I should have given you more credit in the past.
I particularly like this comment:
One of the ways my training in China has been really different is how my current teacher presents all this numerous ways of getting more power and does NOT emphasise one over the other but rather first tries to teach one and then sees if you can add another...and then another.....and another...and so on. Like Baji has these 6 essential kinds of power and any one of them is pretty good. If you can combine 2 or 3 at the same time you are already a solid puncher. Get all 6 and that's 1 punch body shots that drop you to your knees. Then hypothetically there's other stuff you could add.
...but if I were to add in a good shoulder drive to it I'd add more power. You don't have to change up what you already use, it's just additional things you can add to make your strikes stronger....
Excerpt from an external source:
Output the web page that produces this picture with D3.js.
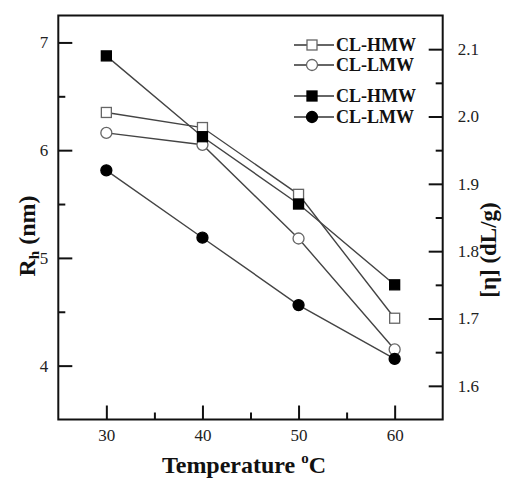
<!DOCTYPE html>
<html>
<head>
<meta charset="utf-8">
<script src="https://cdn.jsdelivr.net/npm/d3@7"></script>
<style>
  html, body { margin: 0; padding: 0; background: #fff; }
  svg { display: block; }
</style>
</head>
<body>
<svg id="chart" width="512" height="478"></svg>
<script>
// ---- data ----
const temperatures = [30, 40, 50, 60];
const rhHMW = [6.35, 6.21, 5.59, 4.44];    // open squares, left axis
const rhLMW = [6.16, 6.05, 5.18, 4.15];    // open circles, left axis
const etaHMW = [2.09, 1.97, 1.87, 1.75];   // filled squares, right axis
const etaLMW = [1.92, 1.82, 1.72, 1.64];   // filled circles, right axis
const legendLabels = ["CL-HMW", "CL-LMW", "CL-HMW", "CL-LMW"];
const xTicks = [30, 40, 50, 60];
const xMinor = [35, 45, 55];
const leftTicks = [4, 5, 6, 7];
const leftMinor = [4.5, 5.5, 6.5];
const rightTicks = [1.6, 1.7, 1.8, 1.9, 2.0, 2.1];
const rightMinor = [1.65, 1.75, 1.85, 1.95, 2.05];

// ---- layout ----
const L = 58.3, R = 442.7, T = 15.5, B = 419.5;
const svg = d3.select("#chart");
const font = "'Liberation Serif', 'Times New Roman', serif";

const x = d3.scaleLinear().domain([25, 65]).range([L, R]);
const yL = d3.scaleLinear().domain([3.5, 7.25]).range([B, T]);
const yR = d3.scaleLinear().domain([1.55, 2.15]).range([B, T]);

function styleAxis(g) {
  g.attr("font-family", font).attr("font-size", 17);
  g.selectAll(".domain").remove();
  g.selectAll(".tick line").attr("stroke", "#111").attr("stroke-width", 2);
  g.selectAll(".tick text").attr("font-family", font).attr("font-size", 17).attr("fill", "#222");
}

// bottom axis
svg.append("g").attr("transform", `translate(0,${B})`)
  .call(d3.axisBottom(x).tickValues(xTicks).tickSize(-14).tickPadding(9).tickFormat(d3.format("d")))
  .call(styleAxis);
svg.append("g").attr("transform", `translate(0,${B})`)
  .call(d3.axisBottom(x).tickValues(xMinor).tickSize(-7).tickFormat(""))
  .call(styleAxis);

// left axis
svg.append("g").attr("transform", `translate(${L},0)`)
  .call(d3.axisLeft(yL).tickValues(leftTicks).tickSize(-14).tickPadding(10).tickFormat(d3.format("d")))
  .call(styleAxis);
svg.append("g").attr("transform", `translate(${L},0)`)
  .call(d3.axisLeft(yL).tickValues(leftMinor).tickSize(-7).tickFormat(""))
  .call(styleAxis);

// right axis
svg.append("g").attr("transform", `translate(${R},0)`)
  .call(d3.axisRight(yR).tickValues(rightTicks).tickSize(-14).tickPadding(15).tickFormat(d3.format(".1f")))
  .call(styleAxis);
svg.append("g").attr("transform", `translate(${R},0)`)
  .call(d3.axisRight(yR).tickValues(rightMinor).tickSize(-7).tickFormat(""))
  .call(styleAxis);

// frame
svg.append("rect").attr("x", L).attr("y", T).attr("width", R - L).attr("height", B - T)
  .attr("fill", "none").attr("stroke", "#111").attr("stroke-width", 2);

// series
const series = [
  { vals: rhHMW, y: yL, shape: "square", filled: false },
  { vals: rhLMW, y: yL, shape: "circle", filled: false },
  { vals: etaHMW, y: yR, shape: "square", filled: true },
  { vals: etaLMW, y: yR, shape: "circle", filled: true }
];

function drawMarker(g, cx, cy, s) {
  const fill = s.filled ? "#000" : "#fff";
  const stroke = s.filled ? "#000" : "#666";
  if (s.shape === "square") {
    g.append("rect").attr("x", cx - 5).attr("y", cy - 5).attr("width", 10).attr("height", 10)
      .attr("fill", fill).attr("stroke", stroke).attr("stroke-width", 1.3);
  } else {
    g.append("circle").attr("cx", cx).attr("cy", cy).attr("r", 5.5)
      .attr("fill", fill).attr("stroke", stroke).attr("stroke-width", 1.3);
  }
}

const plot = svg.append("g");
series.forEach(s => {
  const line = d3.line().x((d, i) => x(temperatures[i])).y(d => s.y(d));
  plot.append("path").datum(s.vals).attr("d", line)
    .attr("fill", "none").attr("stroke", "#444").attr("stroke-width", 1.4);
});
series.forEach(s => {
  s.vals.forEach((v, i) => drawMarker(plot, x(temperatures[i]), s.y(v), s));
});

// legend
const legY = [45, 65, 96, 117];
const leg = svg.append("g");
series.forEach((s, i) => {
  leg.append("line").attr("x1", 294).attr("x2", 334).attr("y1", legY[i]).attr("y2", legY[i])
    .attr("stroke", "#333").attr("stroke-width", 1.5);
  drawMarker(leg, 312, legY[i], s);
  leg.append("text").attr("x", 336).attr("y", legY[i] + 6)
    .attr("font-family", font).attr("font-weight", "bold").attr("font-size", 18)
    .attr("fill", "#111").text(legendLabels[i]);
});

// axis titles
const xt = svg.append("text").attr("x", 244).attr("y", 473).attr("text-anchor", "middle")
  .attr("font-family", font).attr("font-weight", "bold").attr("font-size", 24).attr("fill", "#111");
xt.append("tspan").text("Temperature ");
xt.append("tspan").attr("font-size", 15).attr("dy", -10).text("o");
xt.append("tspan").attr("dy", 10).text("C");

const ylt = svg.append("text").attr("transform", "translate(35,236) rotate(-90)").attr("text-anchor", "middle")
  .attr("font-family", font).attr("font-weight", "bold").attr("font-size", 24).attr("fill", "#111");
ylt.append("tspan").text("R");
ylt.append("tspan").attr("font-size", 15).attr("dy", 4).text("h");
ylt.append("tspan").attr("dy", -4).text(" (nm)");

svg.append("text").attr("transform", "translate(496,250) rotate(-90)").attr("text-anchor", "middle")
  .attr("font-family", font).attr("font-weight", "bold").attr("font-size", 23).attr("fill", "#111")
  .text("[η] (dL/g)");
</script>
</body>
</html>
I partially lied because he DOES emphasise certain aspects over others but they are not the technical ones. he stresses that "real" power comes from complete unification of "qi", intent, and physical strength. Ignore whatever "qi" means to you and just take it as saying that the complete unification of the physical, emotional, psychological, intelectual, technical and whatever other components there are....everything coming together as one for that punch....THAT is what gives you power. The rest is just details.
I don't think I'm up for that article.
Good thread by the way.
The F=m*a logic is misleading. Force is the cause, acceleration of a mass is the effect.
Originally Posted by Koto_Ryu
There is a force to do with the slowing down of a moving object when it encounters another object. This makes assumptions final conditions which I won't go into in detail but essentially a good approximation is the "Kinetic Energy = 1/2*m*v^2", divided by the distance of penetration into the object "d" (which depends on the hardness of the object). The m is the mass utilised in the strike as free flight moving object (launching your bodyweight forward).
A further addition to the total force is the driving through on impact (or aiming behind the target). You may have mentioned this but for completeness I include it.
Summary of what you are getting at:
Ftotal= KE/d + Fdriving through
You can increase KE by increasing the mass in the strike.
Would you happen to know if anything like that is used in Xingyi?
Originally Posted by Omar
And I hate to ask you this, 'cause it's proabably an essay question, but could you elaborate a little on these "6 kinds of power" in Baji? I'm probably requesting alot, so if you don't care to answer, that's fine, but I'm simply too curious not to ask.
Glad this helped clear some stuff up then :thumbsup:
Originally Posted by Omar
I'm actually a strongman wannabe more than both of those :glasses2: And from what I've noticed they tend to stick with the simpler something is, the better it is for you. That's why you'll see them picking up heavy rocks in their backyard while the bodybuilders are shooting drugs into their ass and doing their 50th set of kickbacks. Simple but effective, and is a lot better for you overall than bodybuilding. Good to see that this helped show where I was coming from a bit better too.
To be honest, I think I probably suffered a bit from my general predjudice about body-builders or powerlifters. I give you mad props for what you've accomplished on that
front and in my experience, nearly everyone who has put that much time and energy into pure strength development has a STRONG tendency to sort of place disproportionate emphasis on how various muscle groups work together.
I was trying to keep it as simple as possible, and considering I don't take physics until the fall semester, F=ma sounded the best to me.